Since I can remember, I have wanted to study Arabic. The Arab world has always had some inexplicable draw for me: I am fascinated by its culture, food, and history. So when I chose to attend Georgetown, I immediately enrolled in Intensive Modern Standard Arabic.
For the first two years of my college career I was a slave to Arabic spending hours learning a new alphabet, grammatical structure, and vocabulary. Having previously only studied Romance languages, I have found that Arabic is a horse of a completely different color. I tend to be good at learning languages, and thus have been continually frustrated by my inability to grasp Arabic these past three years.
Despite focusing all of my efforts on the intricacies of the language, I still find myself afloat in a sea of fatHas with no life raft in sight. Every time my Arabic teacher says, "Khalas there is the grammatical rule that never changes," I know that in two weeks I will learn that there are at least twelve exceptions. Fundamentally, I have come to realize in my past three years of study that while my study habits are sometimes questionable, the bigger issue lies in the way in which we learn Arabic here at Georgetown.

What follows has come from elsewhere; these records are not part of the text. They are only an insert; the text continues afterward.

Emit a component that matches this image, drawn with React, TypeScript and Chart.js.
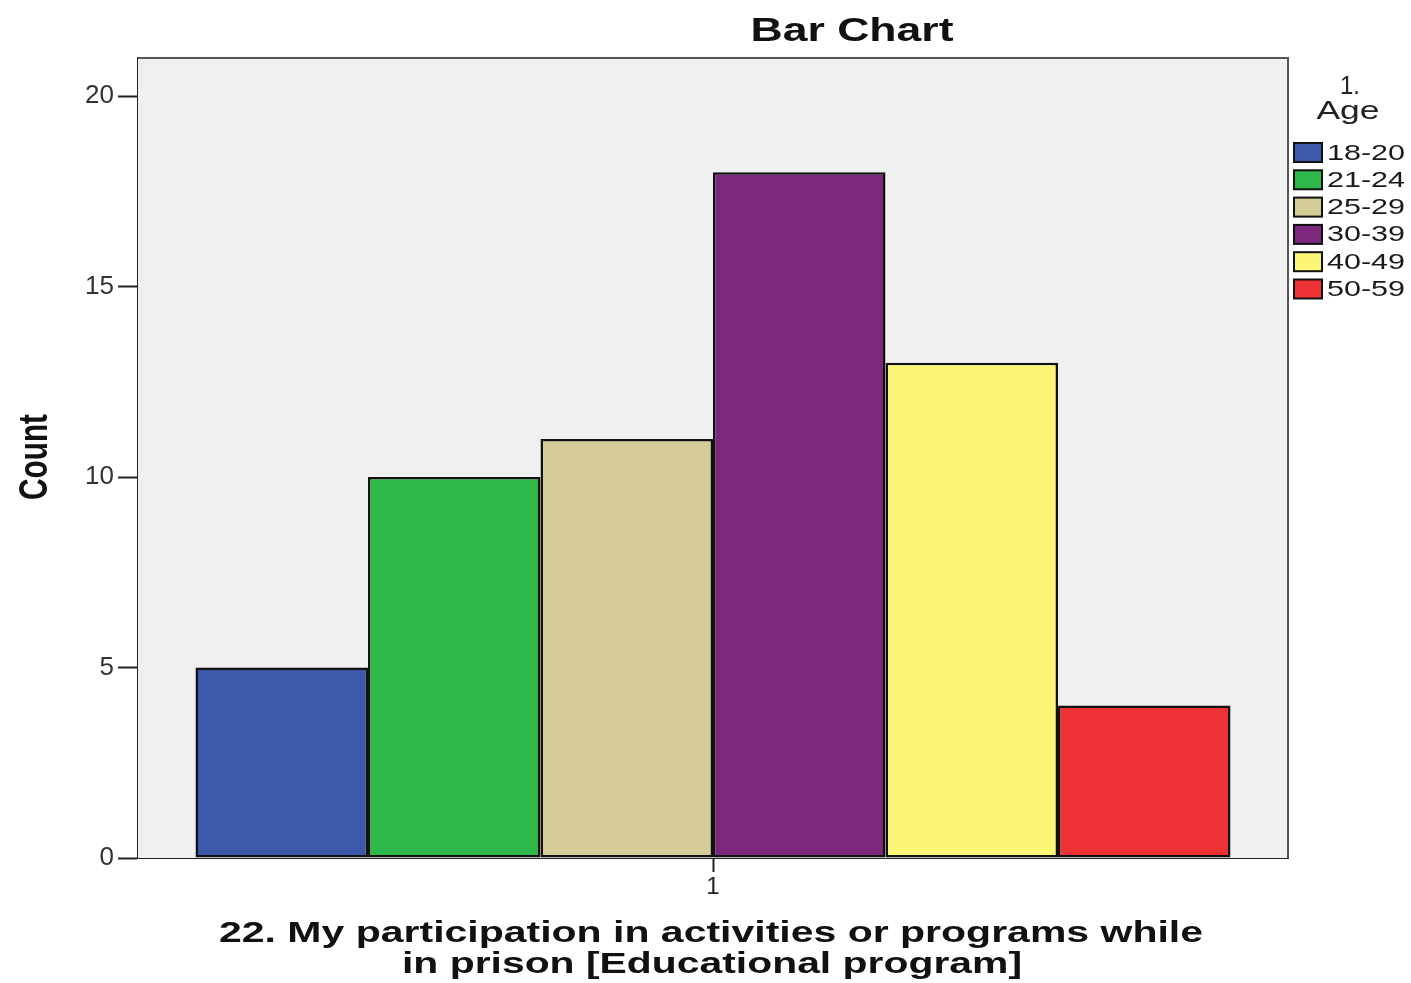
import React, { useEffect, useRef } from "react";
import { Chart, registerables } from "chart.js";

Chart.register(...registerables);

const categories = ["1"];
const ageGroups = ["18-20", "21-24", "25-29", "30-39", "40-49", "50-59"];
const counts = [5, 10, 11, 18, 13, 4];
const colors = ["#3d58ab", "#2fb84a", "#d4cd98", "#7b287c", "#fcf677", "#ed3135"];
const yTicks = [0, 5, 10, 15, 20];
const chartTitle = "Bar Chart";
const yTitle = "Count";
const xTitleLines = ["22. My participation in activities or programs while", "in prison [Educational program]"];
const legendTitleLines = ["1.", "Age"];

const FONT = '"Liberation Sans", Arial, sans-serif';

function drawFitted(
  ctx: CanvasRenderingContext2D,
  text: string,
  x: number,
  y: number,
  font: string,
  targetWidth: number,
  align: CanvasTextAlign,
  color: string,
  rotate = false,
  sy = 1
) {
  ctx.save();
  ctx.font = font;
  const w = ctx.measureText(text).width;
  const sx = targetWidth / w;
  ctx.translate(x, y);
  if (rotate) ctx.rotate(-Math.PI / 2);
  ctx.scale(sx, sy);
  ctx.textAlign = align;
  ctx.textBaseline = "middle";
  ctx.fillStyle = color;
  ctx.fillText(text, 0, 0);
  ctx.restore();
}

const decorPlugin = {
  id: "decor",
  beforeDatasetsDraw(chart: any) {
    const { ctx, chartArea } = chart;
    const { left, right, top, bottom } = chartArea;
    ctx.save();
    ctx.fillStyle = "#f0f0f0";
    ctx.fillRect(left, top, right - left, bottom - top);
    ctx.strokeStyle = "#555555";
    ctx.lineWidth = 2;
    ctx.beginPath();
    ctx.moveTo(left, top);
    ctx.lineTo(right, top);
    ctx.lineTo(right, bottom);
    ctx.stroke();
    ctx.restore();
  },
  afterDraw(chart: any) {
    const { ctx } = chart;
    // Title
    drawFitted(ctx, chartTitle, 852, 32, `bold 34px ${FONT}`, 203, "center", "#111");
    // Y title
    drawFitted(ctx, yTitle, 36, 457, `bold 28px ${FONT}`, 86, "center", "#111", true, 1.45);
    // X title
    drawFitted(ctx, xTitleLines[0], 711, 934, `bold 29px ${FONT}`, 984, "center", "#111");
    drawFitted(ctx, xTitleLines[1], 712, 965, `bold 29px ${FONT}`, 620, "center", "#111");
    // Legend title
    drawFitted(ctx, legendTitleLines[0], 1350, 87, `25px ${FONT}`, 20, "center", "#222");
    drawFitted(ctx, legendTitleLines[1], 1348, 112, `25px ${FONT}`, 63, "center", "#222");
    // Legend items
    ctx.save();
    const rowH = 27.3;
    ageGroups.forEach((g, i) => {
      const cy = 152.5 + i * rowH;
      ctx.fillStyle = colors[i];
      ctx.fillRect(1294, cy - 9.5, 28, 19);
      ctx.strokeStyle = "#111";
      ctx.lineWidth = 2;
      ctx.strokeRect(1294, cy - 9.5, 28, 19);
      drawFitted(ctx, g, 1327, cy + 1, `22px ${FONT}`, 78, "left", "#1a1a1a");
    });
    ctx.restore();
  },
};

export default function App() {
  const ref = useRef<HTMLCanvasElement | null>(null);
  useEffect(() => {
    if (!ref.current) return;
    const chart = new Chart(ref.current, {
      type: "bar",
      data: {
        labels: categories,
        datasets: ageGroups.map((g, i) => ({
          label: g,
          data: [counts[i]],
          backgroundColor: colors[i],
          borderColor: "#111111",
          borderWidth: 2.5,
          borderSkipped: false,
          barPercentage: 1,
          categoryPercentage: 0.9,
        })),
      },
      options: {
        responsive: false,
        animation: false,
        layout: { padding: { top: 58, right: 123, left: 0, bottom: 0 } },
        plugins: {
          legend: { display: false },
          title: { display: false },
          tooltip: { enabled: false },
        },
        scales: {
          x: {
            grid: {
              display: true,
              drawOnChartArea: false,
              offset: false,
              tickLength: 14,
              tickColor: "#222",
              tickWidth: 2,
            },
            border: { display: true, color: "#222", width: 2 },
            ticks: { color: "#222", font: { family: FONT, size: 24 }, padding: 1 },
            afterFit(scale: any) {
              scale.height = 125;
            },
          },
          y: {
            min: 0,
            max: 21,
            afterBuildTicks(scale: any) {
              scale.ticks = yTicks.map((v) => ({ value: v }));
            },
            grid: {
              display: true,
              drawOnChartArea: false,
              tickLength: 20,
              tickColor: "#222",
              tickWidth: 2,
            },
            border: { display: true, color: "#222", width: 2 },
            ticks: { color: "#333", font: { family: FONT, size: 26 }, padding: 4 },
            afterFit(scale: any) {
              scale.width = 138;
            },
          },
        },
      },
      plugins: [decorPlugin],
    });
    return () => chart.destroy();
  }, []);
  return (
    <div style={{ position: "absolute", left: 0, top: 0, width: 1411, height: 983 }}>
      <canvas ref={ref} width={1411} height={983} style={{ display: "block" }} />
    </div>
  );
}
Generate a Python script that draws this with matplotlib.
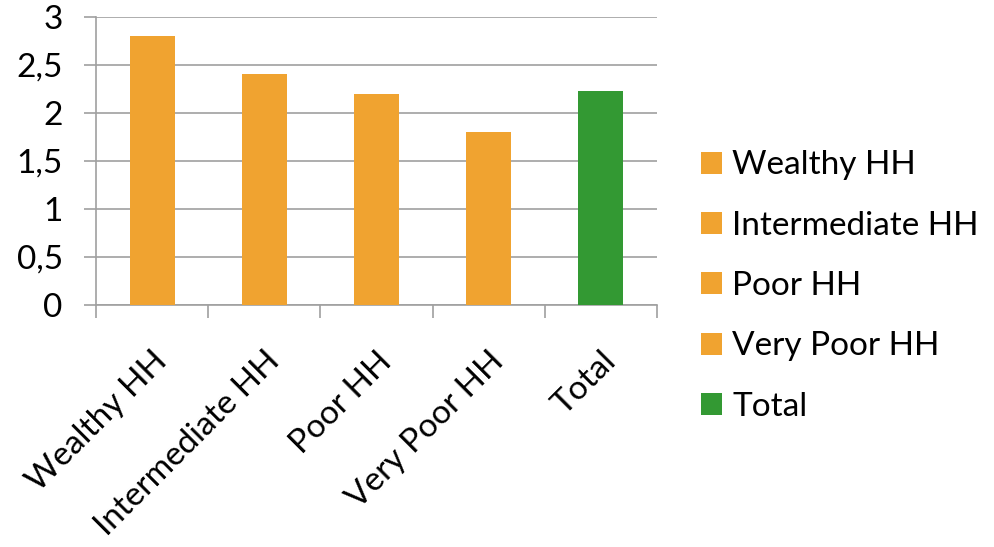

Our university has arguably the best Arabic program in the country, with the exception of the University of Texas at Austin. The textbook that is used by Arabic programs across the country is published by Georgetown University Press, and even within GU, Arabic is one of the most popular languages of study. With so many interested students, it would make sense that Georgetown would live up to the high standards that have been attributed to it. Unfortunately, this is not always the case. As most Arabic students will tell you, the department is incredibly disorganized ,and the way in which we learn the language is often not conducive to life in an Arabic-speaking country.
An important factor in determining the quality of an academic program is looking at how organized it is. Programs with fantastic professors and resources can be hindered by an inability to set clear syllabi and disseminate information to students. This is exactly the issue that the Department of Arabic and Islamic Studies faces. While professors are dedicated to their students and extremely knowledgeable, it is also undeniable that there is a complete disconnect when it comes to administration. I have never had an Arabic class that followed the syllabus. Inevitably, the professor changes it in class and then is frustrated when students do the homework according to what was said in class and not what was written on the syllabus. As an Arabic student, you are constantly running from classmate to classmate trying to figure out what exactly is due for the next class.
When you finally figure out what is due, you realize that the amount of homework that you have been given will take you at least the next four hours. And Arabic is every day. Imagine the amount of time that Arabic students spend working on their homework, on top of the time they spend figuring out what it is. Homework, of course, is only half of it. When exams come around, you have no idea what will be tested and more likely than not at least half of it will never have been covered in class. The students you see walking out of class with dazed looks on their faces? Arabic students. As a classmate of mine said, "We all got 20s out of 100 last semester because we had no idea what was going on." It's one thing for one person to perform poorly on a test, but quite another for an entire class to do so.
The worst part of the lack of communication is that it often prevents students from moving on in the language. A friend that came back from studying abroad in Jordan told me that the department failed to contact her about a placement test. When she began to worry and contacted them, she was told that she had two hours to complete it. I will likely not receive Arabic proficiency because I was told in Spring 2012 that I could take Arabic Media and then receive proficiency, but when I walked into class in January I was told that this was not the case. I know that I am not alone in this issue.
Fundamentally, many Arabic students that enter Georgetown in love with the culture and the language find themselves disillusioned. This is a direct result of the lack of organization and clear expectations within the Arabic department. For a language that demands so much investment, it is unacceptable that students are not given clear direction. The quality of our Arabic education is unparalleled, but if the department doesn't get its act together, it's bound to lose students to Chinese, cementing their world domination.